When it comes to increasing organisational output, which in turn directly relates to real wage growth and higher living standards, the only determinant is productivity, measured in terms of output per hour worked. This is at the heart of all businesses and is essential for growth. The basic facts on productivity are clear. For over a decade, productivity has been painfully weak across all the major economies. The UK has performed particularly badly, with productivity having declined by 3.7 percent since 2008. A recent OECD report went as far as saying: “weak labour productivity since 2004 has been holding back real wages and well-being. The sustainability of economic expansion and further progress in living standards rest on boosting productivity growth, which is a key challenge for the coming years”.
Yet all of this is in the face of a decade-long onslaught of new ‘productivity’ interventions. This begs the question, what’s happening to all these fantastic productivity initiatives? Recent research has highlighted that business leaders have lost patience with this situation and are taking direct action. This article explores the background to this unsustainable situation, what actions organisations are currently taking, and what outcomes can be anticipated.
An age of speed
Our age of speed and overload has been building for generations. Inventions such as the telegraph, cinema, railroad, and airplane have progressively reduced distance and upended our traditional temporal rhythms. However, the first high-tech revolutions that began to shift our experiences of time and space more than a century ago have substantially intensified in the last ten years.
Unlike any time in past hundred years, the last decade has seen a veritable avalanche of new ‘things’ that have accelerated our hypermobile, split-focus, cyber-centric culture.
The result of this excess of interventions is to have left the workforce continually distracted by new facilities, tools, and policies to collaborate, communicate, and connect but without the required forethought to ensure these interventions work in unison and with context.
Our architectural and design colleagues have bombarded our workforces with a decade-long campaign of open-plan offices, hotelling, hot-desking, collaboration space, ‘communicate-collaborate-concentrate-contemplate’ spaces, ‘activity based working’, ‘spatial adjacency’. Someone even thought it was a good idea to incorporate ski gondolas in an office design.
Our IT colleagues have driven us from desktops to virtualisation, laptops to tablets.
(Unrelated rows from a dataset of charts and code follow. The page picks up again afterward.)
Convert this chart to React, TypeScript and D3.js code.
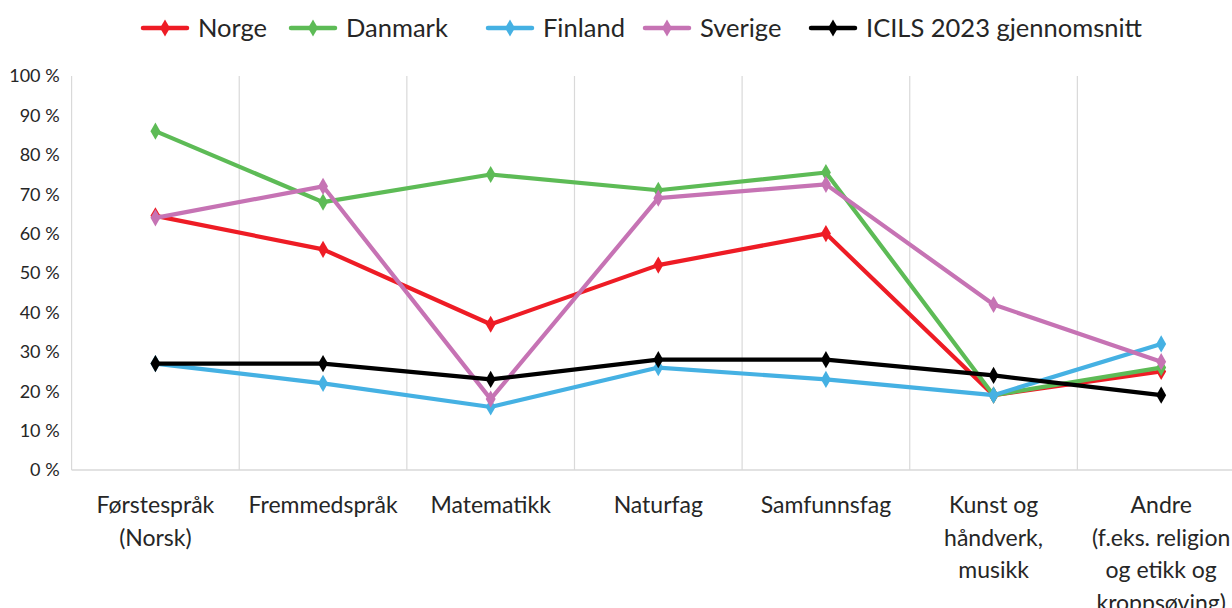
import React from "react"
import * as d3 from "d3"

const categories = [
  ["Førstespråk", "(Norsk)"],
  ["Fremmedspråk"],
  ["Matematikk"],
  ["Naturfag"],
  ["Samfunnsfag"],
  ["Kunst og", "håndverk,", "musikk"],
  ["Andre", "(f.eks. religion", "og etikk og", "kroppsøving)"],
]

const norge = [64.5, 56, 37, 52, 60, 19, 25]
const danmark = [86, 68, 75, 71, 75.5, 19, 26]
const finland = [27, 22, 16, 26, 23, 19, 32]
const sverige = [64, 72, 18, 69, 72.5, 42, 27.5]
const icils = [27, 27, 23, 28, 28, 24, 19]

const yTicks = [0, 10, 20, 30, 40, 50, 60, 70, 80, 90, 100]

const series = [
  { name: "Norge", values: norge, color: "#ee1c25" },
  { name: "Danmark", values: danmark, color: "#5dbb56" },
  { name: "Finland", values: finland, color: "#45b1e3" },
  { name: "Sverige", values: sverige, color: "#c673b4" },
  { name: "ICILS 2023 gjennomsnitt", values: icils, color: "#000000" },
]

// legend item left edges (line start)
const legendX = [143, 291, 488, 645, 811]

const W = 1232
const H = 608
const left = 71.6
const right = 1245
const top = 76
const bottom = 470
const font = "Lato, 'Open Sans', sans-serif"

export default function App() {
  const x = d3
    .scaleBand()
    .domain(categories.map((c, i) => String(i)))
    .range([left, right])
  const y = d3.scaleLinear().domain([0, 100]).range([bottom, top])
  const cx = (i: number) => (x(String(i)) as number) + x.bandwidth() / 2

  const line = d3
    .line<number>()
    .x((d, i) => cx(i))
    .y(d => y(d))

  const diamond = d3.symbol().type(d3.symbolDiamond).size(85)()

  return (
    <svg width={W} height={H} style={{ position: "absolute", left: 0, top: 0 }}>
      <rect width={W} height={H} fill="#fff" />
      {/* vertical gridlines at band edges */}
      {categories.map((c, i) => {
        const gx = x(String(i)) as number
        return (
          <line key={i} x1={gx} x2={gx} y1={top} y2={bottom} stroke="#d9d9d9" strokeWidth={1.2} />
        )
      })}
      <line x1={left} x2={right} y1={bottom} y2={bottom} stroke="#d9d9d9" strokeWidth={1.5} />

      {yTicks.map(t => (
        <text
          key={t}
          x={left - 12}
          y={y(t)}
          dy="0.35em"
          textAnchor="end"
          fontFamily={font}
          fontSize={18}
          fill="#262626"
        >
          {t} %
        </text>
      ))}

      {categories.map((lines, i) => (
        <text key={i} textAnchor="middle" fontFamily={font} fontSize={23} fill="#262626">
          {lines.map((l, j) => (
            <tspan key={j} x={cx(i)} y={513 + j * 32.5}>
              {l}
            </tspan>
          ))}
        </text>
      ))}

      {series.map(s => (
        <g key={s.name}>
          <path d={line(s.values) || ""} fill="none" stroke={s.color} strokeWidth={4.2} strokeLinejoin="round" />
          {s.values.map((v, i) => (
            <path key={i} d={diamond || ""} transform={`translate(${cx(i)},${y(v)})`} fill={s.color} />
          ))}
        </g>
      ))}

      {series.map((s, i) => (
        <g key={s.name} transform={`translate(${legendX[i]},28)`}>
          <line x1={0} x2={44} y1={0} y2={0} stroke={s.color} strokeWidth={4.5} strokeLinecap="round" />
          <path d={diamond || ""} transform="translate(22,0)" fill={s.color} />
          <text x={55} dy="0.35em" fontFamily={font} fontSize={25.5} fill="#262626">
            {s.name}
          </text>
        </g>
      ))}
    </svg>
  )
}
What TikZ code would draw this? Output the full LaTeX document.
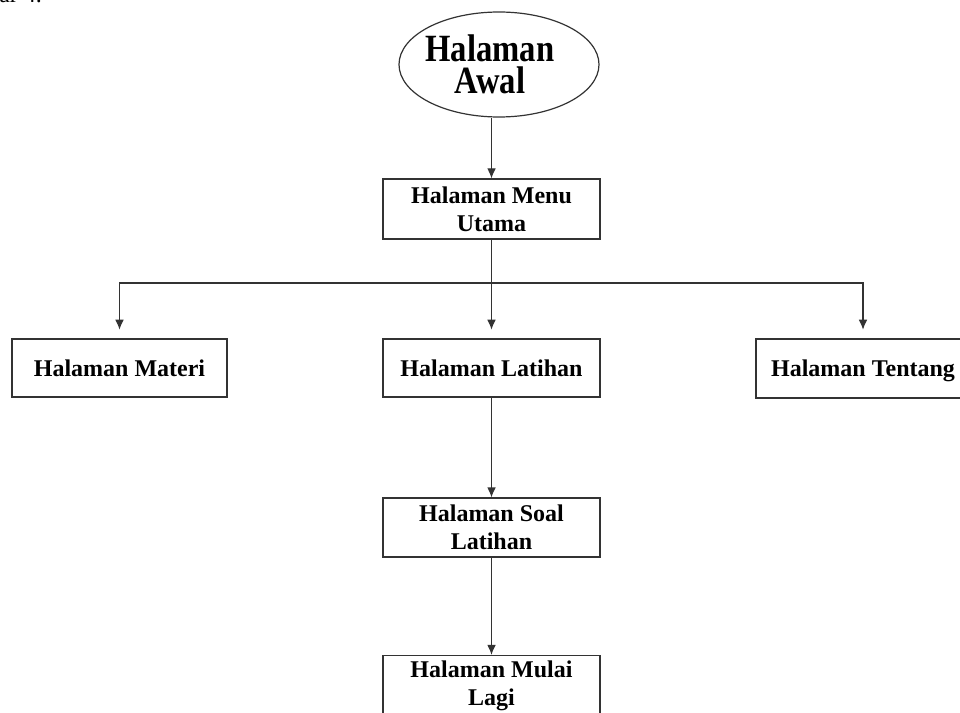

We have gone from cellular to smartphones, from internet to ‘i’ everything, from GUI to cloud, USB to unified communications, with each iteration promising great productive gains. We have gone from megabyte to petabyte, all because big data is good data.
And our HR colleagues have taken workforces on a journey from personnel administration to emotional capital, from job satisfaction to employee engagement, from employment to empowerment, from training to ‘integrated capability development’, from hiring to talent analytics, from career to core competencies. We have experienced a decade of telecommuting, whether flexible working or agile working.
Without exception, all of these interventions have entered into our workplaces with the promise of untold productivity gains. Yet, the absence of clear ‘what’s in it for me’ messaging, and a lack of cohesion between the various delivery functions have only succeeded in confusing and distracting the workforce.
Interrupting science
While there’s always a number of excuses put forward to explain this dwindling productivity, everything points to one overriding factor that stands out head-and-shoulders above all others, namely ‘interruption science’.
We prize knowledge work – work that relies on our intellectual abilities – and yet the evidence is that we increasingly have no time to think.
The greatest casualty of our mobile, high-tech, over-burdened age is attention – and by implication, productivity. By fragmenting and diffusing our powers of attention, we are undermining our capacity to thrive in a complex, ever-shifting world.
Beeped and pinged, interrupted and inundated, overloaded and hurried – that is how we live today and how often the average knowledge worker is interrupted, switching tasks every three minutes. Once distracted, a worker takes nearly a half-hour to resume the original task.
Amongst the mounting costs of this widespread distraction are;
- Knowledge work can’t be done in sound bites. Interruptions and the time to recover now consume 28 percent of a worker’s day.
- Employees who are routinely interrupted and lack time to focus feel 40 percent more frustrated, pressured, and stressed.
The bottom line is that business functions – those responsible for productive business outcomes – are no longer willing to be ‘gifted’ with the latest, greatest IT, or tolerate being shoehorned into inappropriate space in inappropriate locations that stifle their ability to attract, recruit and retain the right talent.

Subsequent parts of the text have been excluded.